--- Start of Dataset ---
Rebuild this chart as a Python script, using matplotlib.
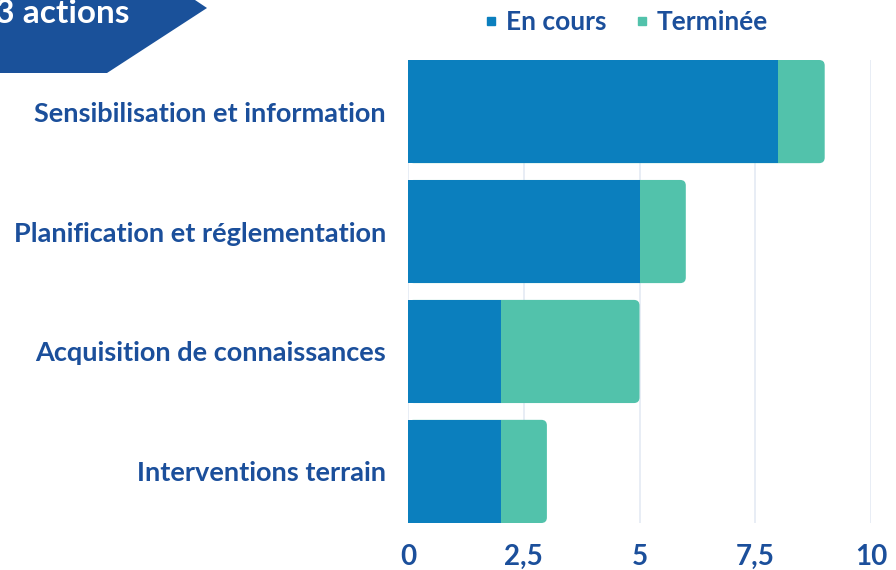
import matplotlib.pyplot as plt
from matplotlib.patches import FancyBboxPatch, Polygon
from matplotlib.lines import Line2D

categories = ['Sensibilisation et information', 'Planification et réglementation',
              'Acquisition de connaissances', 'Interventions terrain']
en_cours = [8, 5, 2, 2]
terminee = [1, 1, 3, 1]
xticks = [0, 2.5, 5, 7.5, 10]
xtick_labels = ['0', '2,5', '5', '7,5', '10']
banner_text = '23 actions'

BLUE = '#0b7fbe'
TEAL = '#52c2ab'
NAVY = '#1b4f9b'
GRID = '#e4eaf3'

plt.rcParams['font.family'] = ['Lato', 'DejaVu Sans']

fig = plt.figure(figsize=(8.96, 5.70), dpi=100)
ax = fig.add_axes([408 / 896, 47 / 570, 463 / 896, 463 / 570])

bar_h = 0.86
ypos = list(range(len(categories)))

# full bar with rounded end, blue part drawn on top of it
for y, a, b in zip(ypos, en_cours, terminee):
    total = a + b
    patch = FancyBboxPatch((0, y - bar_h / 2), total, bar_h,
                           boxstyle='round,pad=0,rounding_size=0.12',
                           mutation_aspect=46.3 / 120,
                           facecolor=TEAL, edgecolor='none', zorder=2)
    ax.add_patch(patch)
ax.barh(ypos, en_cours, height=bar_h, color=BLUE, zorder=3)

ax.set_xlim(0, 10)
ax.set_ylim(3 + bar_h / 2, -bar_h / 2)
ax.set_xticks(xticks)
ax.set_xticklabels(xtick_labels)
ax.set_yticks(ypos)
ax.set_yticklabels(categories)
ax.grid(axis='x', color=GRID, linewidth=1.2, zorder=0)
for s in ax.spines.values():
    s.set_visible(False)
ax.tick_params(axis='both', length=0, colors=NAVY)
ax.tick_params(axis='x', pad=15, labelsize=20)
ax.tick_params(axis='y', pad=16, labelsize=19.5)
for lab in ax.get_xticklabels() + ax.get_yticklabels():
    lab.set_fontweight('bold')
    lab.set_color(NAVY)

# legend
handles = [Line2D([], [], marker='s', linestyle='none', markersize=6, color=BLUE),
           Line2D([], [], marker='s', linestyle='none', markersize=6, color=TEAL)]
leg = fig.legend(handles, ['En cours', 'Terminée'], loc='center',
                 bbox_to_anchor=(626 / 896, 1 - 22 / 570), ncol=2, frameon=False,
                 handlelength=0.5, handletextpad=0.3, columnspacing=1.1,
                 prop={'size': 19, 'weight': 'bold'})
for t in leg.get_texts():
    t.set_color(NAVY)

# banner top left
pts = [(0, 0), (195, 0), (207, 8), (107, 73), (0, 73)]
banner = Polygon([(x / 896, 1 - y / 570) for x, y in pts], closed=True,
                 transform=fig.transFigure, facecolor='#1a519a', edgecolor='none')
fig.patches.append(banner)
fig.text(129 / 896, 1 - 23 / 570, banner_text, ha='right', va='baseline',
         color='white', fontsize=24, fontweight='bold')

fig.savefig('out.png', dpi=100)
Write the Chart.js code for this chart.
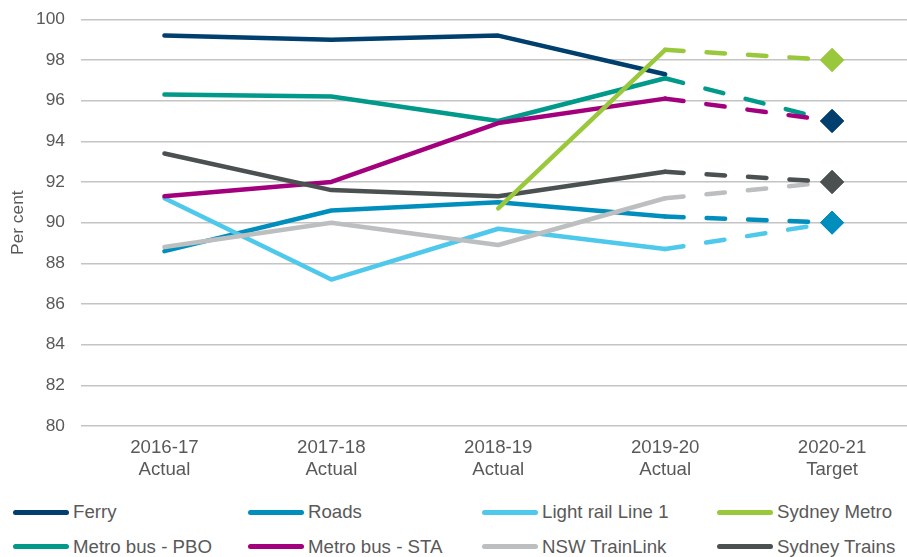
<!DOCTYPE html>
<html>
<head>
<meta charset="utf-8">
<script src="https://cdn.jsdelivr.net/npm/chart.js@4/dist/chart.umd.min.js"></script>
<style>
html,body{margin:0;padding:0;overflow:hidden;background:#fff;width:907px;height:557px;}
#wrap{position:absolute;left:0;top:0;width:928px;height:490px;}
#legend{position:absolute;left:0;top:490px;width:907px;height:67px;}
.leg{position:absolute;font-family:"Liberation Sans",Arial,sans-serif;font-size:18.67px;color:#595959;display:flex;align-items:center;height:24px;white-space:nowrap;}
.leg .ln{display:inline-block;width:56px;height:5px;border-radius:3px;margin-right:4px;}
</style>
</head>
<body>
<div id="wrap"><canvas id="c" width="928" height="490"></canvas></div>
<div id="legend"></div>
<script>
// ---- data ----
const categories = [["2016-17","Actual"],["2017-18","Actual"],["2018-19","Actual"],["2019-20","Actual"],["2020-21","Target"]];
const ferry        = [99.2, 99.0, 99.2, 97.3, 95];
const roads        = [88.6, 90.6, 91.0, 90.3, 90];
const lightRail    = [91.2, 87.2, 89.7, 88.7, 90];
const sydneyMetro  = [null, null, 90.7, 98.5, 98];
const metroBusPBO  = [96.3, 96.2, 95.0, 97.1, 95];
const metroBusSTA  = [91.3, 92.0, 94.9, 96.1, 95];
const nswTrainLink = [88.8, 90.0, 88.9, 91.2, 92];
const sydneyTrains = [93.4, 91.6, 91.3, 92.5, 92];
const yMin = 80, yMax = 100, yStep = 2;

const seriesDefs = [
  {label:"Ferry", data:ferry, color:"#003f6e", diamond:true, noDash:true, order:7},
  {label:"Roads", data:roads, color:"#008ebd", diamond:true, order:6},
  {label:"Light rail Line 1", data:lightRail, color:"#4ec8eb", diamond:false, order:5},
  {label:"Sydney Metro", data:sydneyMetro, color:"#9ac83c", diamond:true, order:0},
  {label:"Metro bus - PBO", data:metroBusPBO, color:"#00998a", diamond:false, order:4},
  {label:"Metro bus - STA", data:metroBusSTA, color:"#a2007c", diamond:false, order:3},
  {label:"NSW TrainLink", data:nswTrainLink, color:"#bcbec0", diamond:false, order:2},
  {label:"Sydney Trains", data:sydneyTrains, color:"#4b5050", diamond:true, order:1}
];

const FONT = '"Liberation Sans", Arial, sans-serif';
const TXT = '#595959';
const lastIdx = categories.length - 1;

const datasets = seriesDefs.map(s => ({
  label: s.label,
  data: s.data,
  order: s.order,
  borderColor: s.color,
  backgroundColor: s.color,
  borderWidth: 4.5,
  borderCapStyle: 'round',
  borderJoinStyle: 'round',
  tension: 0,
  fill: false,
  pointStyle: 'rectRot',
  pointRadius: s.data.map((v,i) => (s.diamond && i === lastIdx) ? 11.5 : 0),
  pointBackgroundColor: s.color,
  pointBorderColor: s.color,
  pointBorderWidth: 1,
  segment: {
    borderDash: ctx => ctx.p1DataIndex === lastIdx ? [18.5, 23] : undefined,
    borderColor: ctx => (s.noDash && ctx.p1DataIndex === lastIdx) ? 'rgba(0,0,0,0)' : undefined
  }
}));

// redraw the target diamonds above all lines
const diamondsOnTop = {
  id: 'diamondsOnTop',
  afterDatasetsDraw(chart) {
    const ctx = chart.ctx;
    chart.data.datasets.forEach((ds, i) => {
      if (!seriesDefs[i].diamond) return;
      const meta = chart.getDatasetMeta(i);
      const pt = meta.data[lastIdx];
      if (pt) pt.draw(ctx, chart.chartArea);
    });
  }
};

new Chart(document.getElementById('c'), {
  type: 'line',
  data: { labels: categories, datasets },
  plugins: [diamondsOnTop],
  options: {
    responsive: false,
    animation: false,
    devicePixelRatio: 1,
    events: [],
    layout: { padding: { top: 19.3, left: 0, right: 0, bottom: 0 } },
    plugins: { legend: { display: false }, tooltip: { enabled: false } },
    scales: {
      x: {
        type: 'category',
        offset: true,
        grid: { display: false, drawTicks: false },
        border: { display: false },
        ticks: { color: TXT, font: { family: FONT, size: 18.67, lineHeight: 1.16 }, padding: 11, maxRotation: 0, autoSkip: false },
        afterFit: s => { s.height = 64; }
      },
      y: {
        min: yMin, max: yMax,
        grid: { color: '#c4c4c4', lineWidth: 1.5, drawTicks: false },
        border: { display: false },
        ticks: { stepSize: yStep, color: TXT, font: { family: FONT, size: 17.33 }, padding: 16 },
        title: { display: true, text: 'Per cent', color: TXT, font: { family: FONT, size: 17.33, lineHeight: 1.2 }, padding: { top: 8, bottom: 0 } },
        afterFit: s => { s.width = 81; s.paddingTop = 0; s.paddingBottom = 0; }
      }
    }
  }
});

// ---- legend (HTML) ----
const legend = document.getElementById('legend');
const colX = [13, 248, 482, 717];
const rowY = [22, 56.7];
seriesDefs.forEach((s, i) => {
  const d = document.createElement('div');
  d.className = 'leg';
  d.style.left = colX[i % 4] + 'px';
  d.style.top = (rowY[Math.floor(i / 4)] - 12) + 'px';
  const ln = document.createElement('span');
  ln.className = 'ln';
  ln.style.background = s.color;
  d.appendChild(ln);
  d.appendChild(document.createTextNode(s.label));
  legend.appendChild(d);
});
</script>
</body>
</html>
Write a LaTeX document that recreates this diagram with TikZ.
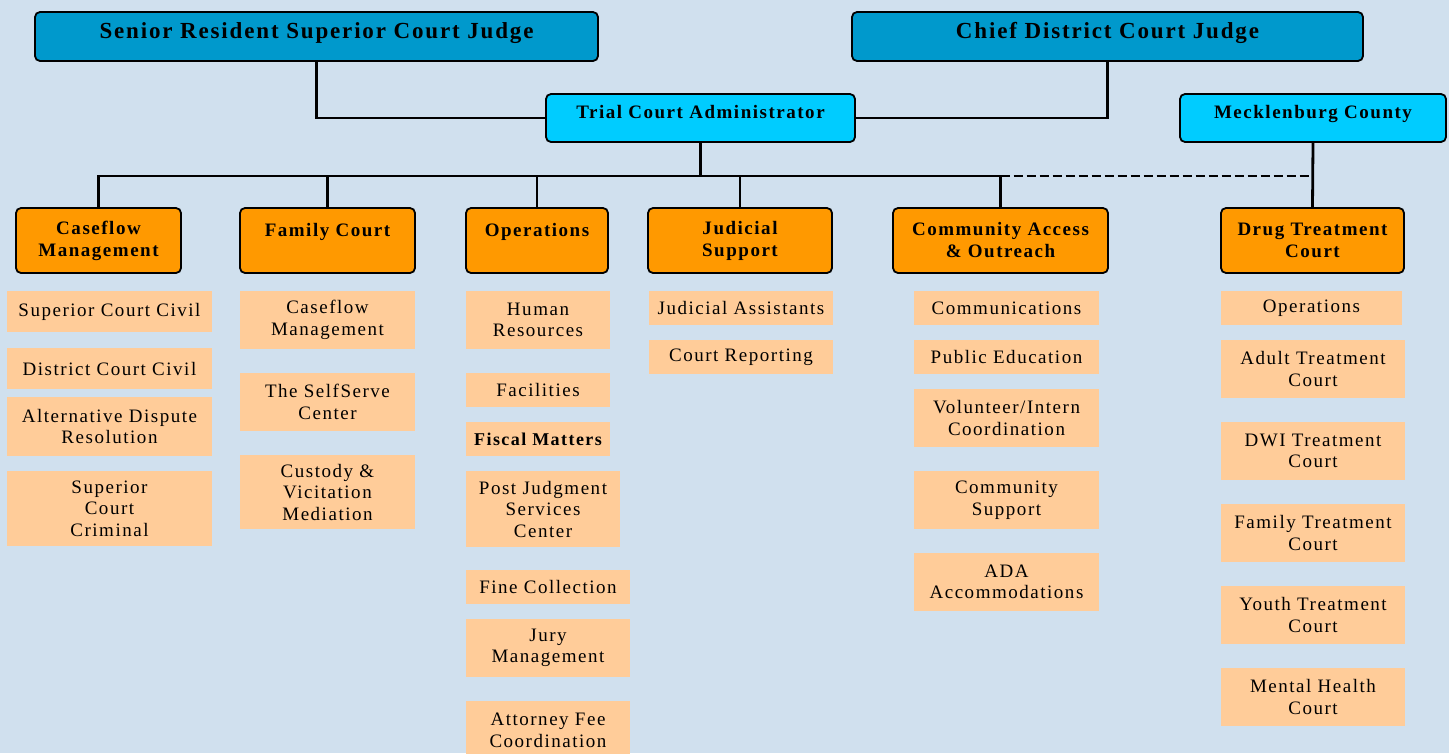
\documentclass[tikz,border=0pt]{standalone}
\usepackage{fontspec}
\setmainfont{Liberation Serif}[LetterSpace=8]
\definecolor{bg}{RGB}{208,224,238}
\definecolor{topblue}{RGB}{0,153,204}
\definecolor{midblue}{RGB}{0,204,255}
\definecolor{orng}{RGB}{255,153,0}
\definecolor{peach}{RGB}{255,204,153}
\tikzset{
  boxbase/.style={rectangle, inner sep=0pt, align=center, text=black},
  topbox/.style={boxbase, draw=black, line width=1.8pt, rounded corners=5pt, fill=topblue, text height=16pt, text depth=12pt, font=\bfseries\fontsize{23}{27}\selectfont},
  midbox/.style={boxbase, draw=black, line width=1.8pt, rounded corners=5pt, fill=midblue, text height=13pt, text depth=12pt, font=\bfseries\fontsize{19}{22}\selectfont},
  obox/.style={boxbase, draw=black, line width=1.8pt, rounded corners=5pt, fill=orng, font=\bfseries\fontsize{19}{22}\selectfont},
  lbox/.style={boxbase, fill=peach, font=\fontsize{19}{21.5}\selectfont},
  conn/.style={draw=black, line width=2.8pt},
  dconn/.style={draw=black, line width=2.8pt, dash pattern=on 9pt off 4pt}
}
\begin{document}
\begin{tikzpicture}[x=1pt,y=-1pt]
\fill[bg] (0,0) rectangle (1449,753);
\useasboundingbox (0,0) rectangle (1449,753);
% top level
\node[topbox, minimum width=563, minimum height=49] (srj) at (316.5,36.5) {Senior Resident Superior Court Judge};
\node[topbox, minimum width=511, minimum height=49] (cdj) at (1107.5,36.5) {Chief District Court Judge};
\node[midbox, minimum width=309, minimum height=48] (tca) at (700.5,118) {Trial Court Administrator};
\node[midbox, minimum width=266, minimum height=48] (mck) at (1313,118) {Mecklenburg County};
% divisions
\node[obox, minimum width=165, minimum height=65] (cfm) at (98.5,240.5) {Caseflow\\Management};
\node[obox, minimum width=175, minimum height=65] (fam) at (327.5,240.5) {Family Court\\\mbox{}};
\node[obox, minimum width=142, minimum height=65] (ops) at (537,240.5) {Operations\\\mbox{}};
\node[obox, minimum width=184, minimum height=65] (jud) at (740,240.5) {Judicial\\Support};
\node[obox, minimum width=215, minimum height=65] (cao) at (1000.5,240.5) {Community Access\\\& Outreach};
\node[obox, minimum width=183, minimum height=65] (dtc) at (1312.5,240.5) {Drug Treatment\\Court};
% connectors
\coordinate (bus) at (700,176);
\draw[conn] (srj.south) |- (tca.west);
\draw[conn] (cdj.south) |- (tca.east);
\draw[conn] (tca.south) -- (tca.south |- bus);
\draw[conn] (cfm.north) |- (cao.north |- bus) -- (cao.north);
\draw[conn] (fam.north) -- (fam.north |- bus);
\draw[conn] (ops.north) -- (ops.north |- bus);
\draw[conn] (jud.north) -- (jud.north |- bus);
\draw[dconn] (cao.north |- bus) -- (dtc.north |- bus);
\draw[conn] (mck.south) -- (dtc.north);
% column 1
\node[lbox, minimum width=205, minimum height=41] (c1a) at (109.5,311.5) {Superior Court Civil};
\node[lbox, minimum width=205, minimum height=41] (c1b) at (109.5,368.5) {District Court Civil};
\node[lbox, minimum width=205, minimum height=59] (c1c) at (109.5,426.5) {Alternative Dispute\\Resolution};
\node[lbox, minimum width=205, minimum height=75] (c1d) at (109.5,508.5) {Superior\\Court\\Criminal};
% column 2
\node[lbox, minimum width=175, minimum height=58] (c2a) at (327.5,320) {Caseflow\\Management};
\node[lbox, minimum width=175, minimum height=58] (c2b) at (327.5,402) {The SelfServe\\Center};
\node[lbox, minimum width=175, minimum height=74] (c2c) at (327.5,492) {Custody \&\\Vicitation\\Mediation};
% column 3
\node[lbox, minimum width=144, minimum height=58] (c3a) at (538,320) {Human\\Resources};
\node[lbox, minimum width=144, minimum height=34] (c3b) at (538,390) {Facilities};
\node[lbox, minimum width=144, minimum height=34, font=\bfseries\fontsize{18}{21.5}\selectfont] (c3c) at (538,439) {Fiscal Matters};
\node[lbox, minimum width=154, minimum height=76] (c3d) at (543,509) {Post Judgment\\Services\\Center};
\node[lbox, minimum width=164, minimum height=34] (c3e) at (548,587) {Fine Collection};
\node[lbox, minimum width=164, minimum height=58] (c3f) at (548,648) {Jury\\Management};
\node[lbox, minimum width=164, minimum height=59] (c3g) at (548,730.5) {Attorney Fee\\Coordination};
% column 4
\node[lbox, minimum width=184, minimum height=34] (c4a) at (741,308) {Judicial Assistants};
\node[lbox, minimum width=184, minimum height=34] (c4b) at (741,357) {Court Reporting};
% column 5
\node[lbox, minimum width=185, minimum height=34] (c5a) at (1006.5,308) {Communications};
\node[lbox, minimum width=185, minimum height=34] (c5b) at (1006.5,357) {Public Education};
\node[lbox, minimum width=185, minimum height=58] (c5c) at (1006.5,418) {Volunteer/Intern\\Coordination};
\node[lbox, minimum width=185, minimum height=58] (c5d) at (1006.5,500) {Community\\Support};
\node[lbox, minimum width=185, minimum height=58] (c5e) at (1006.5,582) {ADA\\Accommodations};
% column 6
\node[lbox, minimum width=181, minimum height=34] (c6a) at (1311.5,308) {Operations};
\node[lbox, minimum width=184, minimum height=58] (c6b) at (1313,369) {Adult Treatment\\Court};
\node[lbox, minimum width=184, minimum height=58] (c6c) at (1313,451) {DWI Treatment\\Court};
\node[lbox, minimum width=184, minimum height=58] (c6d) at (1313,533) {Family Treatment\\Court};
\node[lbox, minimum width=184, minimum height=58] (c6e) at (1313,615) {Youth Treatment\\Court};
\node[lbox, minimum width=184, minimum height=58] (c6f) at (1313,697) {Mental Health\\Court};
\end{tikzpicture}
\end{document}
--- End of Dataset ---
Exercise:
Only the lines from the one with "Write the Chart.js code for this chart." through the one with "const yMin = 80, yMax = 100, yStep = 2;", both included, go in the copy, exactly as written. Leave the pictures behind.

Exercise output:
Write the Chart.js code for this chart.
<!DOCTYPE html>
<html>
<head>
<meta charset="utf-8">
<script src="https://cdn.jsdelivr.net/npm/chart.js@4/dist/chart.umd.min.js"></script>
<style>
html,body{margin:0;padding:0;overflow:hidden;background:#fff;width:907px;height:557px;}
#wrap{position:absolute;left:0;top:0;width:928px;height:490px;}
#legend{position:absolute;left:0;top:490px;width:907px;height:67px;}
.leg{position:absolute;font-family:"Liberation Sans",Arial,sans-serif;font-size:18.67px;color:#595959;display:flex;align-items:center;height:24px;white-space:nowrap;}
.leg .ln{display:inline-block;width:56px;height:5px;border-radius:3px;margin-right:4px;}
</style>
</head>
<body>
<div id="wrap"><canvas id="c" width="928" height="490"></canvas></div>
<div id="legend"></div>
<script>
// ---- data ----
const categories = [["2016-17","Actual"],["2017-18","Actual"],["2018-19","Actual"],["2019-20","Actual"],["2020-21","Target"]];
const ferry        = [99.2, 99.0, 99.2, 97.3, 95];
const roads        = [88.6, 90.6, 91.0, 90.3, 90];
const lightRail    = [91.2, 87.2, 89.7, 88.7, 90];
const sydneyMetro  = [null, null, 90.7, 98.5, 98];
const metroBusPBO  = [96.3, 96.2, 95.0, 97.1, 95];
const metroBusSTA  = [91.3, 92.0, 94.9, 96.1, 95];
const nswTrainLink = [88.8, 90.0, 88.9, 91.2, 92];
const sydneyTrains = [93.4, 91.6, 91.3, 92.5, 92];
const yMin = 80, yMax = 100, yStep = 2;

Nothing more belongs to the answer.